Relic landslide, formed over a long period, possess the potential for reactivation, making them a hazardous geological phenomenon. While reliable relic landslide detection benefits the effective monitoring and prevention of landslide disaster, semantic segmentation using high-resolution remote sensing images for relic landslides faces many challenges, including the object visual blur problem, due to the changes of appearance caused by prolonged natural evolution and human activities, and the small-sized dataset problem, due to difficulty in recognizing and labelling the samples. To address these challenges, a semantic segmentation model, termed mask-recovering and interactive-feature-enhancing (MRIFE), is proposed for more efficient feature extraction and separation. Specifically, a contrastive learning and mask reconstruction method with locally significant feature enhancement is proposed to improve the ability to distinguish between the target and background and represent landslide semantic features. Meanwhile, a dual-branch interactive feature enhancement architecture is used to enrich the extracted features and address the issue of visual ambiguity. Self-distillation learning is introduced to leverage the feature diversity both within and between samples for contrastive learning, improving sample utilization, accelerating model convergence, and effectively addressing the problem of the small-sized dataset. The proposed MRIFE is evaluated on a real relic landslide dataset, and experimental results show that it greatly improves the performance of relic landslide detection. For the semantic segmentation task, compared to the baseline, the precision increases from 0.4226 to 0.5347, the mean intersection over union (IoU) increases from 0.6405 to 0.6680, the landslide IoU increases from 0.3381 to 0.3934, and the F1-score increases from 0.5054 to 0.5646.

Figures (8)

• Figure 1: Framework of the MRIFE. The two branches independently extract features and the decoder recovers the input images after feature fusion. A specially designed joint loss guides the updating of the two branches where the three encoders have the same network architecture but do not share parameters.
• Figure 2: (a) Original sample with $512\times512$ pixels; (b) part of original sample with $64\times64$ pixels; (c)-(e) masked block with $8\times8$ pixels: non-landslide block, landslide edge block, and landslide interior block.
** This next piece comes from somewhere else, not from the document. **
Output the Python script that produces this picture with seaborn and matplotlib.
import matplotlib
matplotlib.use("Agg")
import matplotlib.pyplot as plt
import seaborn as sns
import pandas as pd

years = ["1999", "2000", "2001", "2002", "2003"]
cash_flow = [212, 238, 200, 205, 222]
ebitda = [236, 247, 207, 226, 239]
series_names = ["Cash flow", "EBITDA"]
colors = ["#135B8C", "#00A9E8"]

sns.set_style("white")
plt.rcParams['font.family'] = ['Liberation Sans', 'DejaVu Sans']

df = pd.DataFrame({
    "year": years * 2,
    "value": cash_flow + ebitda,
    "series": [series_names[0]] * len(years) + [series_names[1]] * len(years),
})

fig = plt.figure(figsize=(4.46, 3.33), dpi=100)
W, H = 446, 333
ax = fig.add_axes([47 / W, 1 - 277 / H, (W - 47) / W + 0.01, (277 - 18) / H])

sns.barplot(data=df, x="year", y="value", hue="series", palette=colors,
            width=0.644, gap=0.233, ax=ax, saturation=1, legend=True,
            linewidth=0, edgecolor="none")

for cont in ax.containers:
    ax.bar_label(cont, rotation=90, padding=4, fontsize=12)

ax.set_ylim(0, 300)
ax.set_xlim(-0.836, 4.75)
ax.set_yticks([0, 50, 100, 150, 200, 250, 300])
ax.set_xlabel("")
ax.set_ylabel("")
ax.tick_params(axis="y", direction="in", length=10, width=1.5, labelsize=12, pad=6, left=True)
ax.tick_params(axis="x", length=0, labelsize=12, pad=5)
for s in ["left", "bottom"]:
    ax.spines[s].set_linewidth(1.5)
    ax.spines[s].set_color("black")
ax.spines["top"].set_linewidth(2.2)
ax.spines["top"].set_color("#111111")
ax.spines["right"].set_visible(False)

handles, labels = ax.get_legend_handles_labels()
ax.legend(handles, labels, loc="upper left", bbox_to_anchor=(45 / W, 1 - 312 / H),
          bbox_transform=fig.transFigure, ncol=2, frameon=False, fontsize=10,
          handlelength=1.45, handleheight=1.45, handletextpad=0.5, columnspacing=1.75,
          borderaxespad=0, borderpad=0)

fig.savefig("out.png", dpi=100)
• Figure 3: (a) Landslide similar to the background; (b) label; (c)-(e) side view/top vie/front view of the landslide in Google Earth.
• Figure 4: Visualized results of the comparative experiments. (a) Input; (b) label; (c)-(e) prediction: baseline, ICSSN, and MRIFE. The red line indicates the boundary.
• Figure 5: Grad-CAM results of the comparative experiments. (a) Input; (b) label; (c)-(e) heat map: baseline, ICSSN, and MRIFE. Red line indicates the boundary.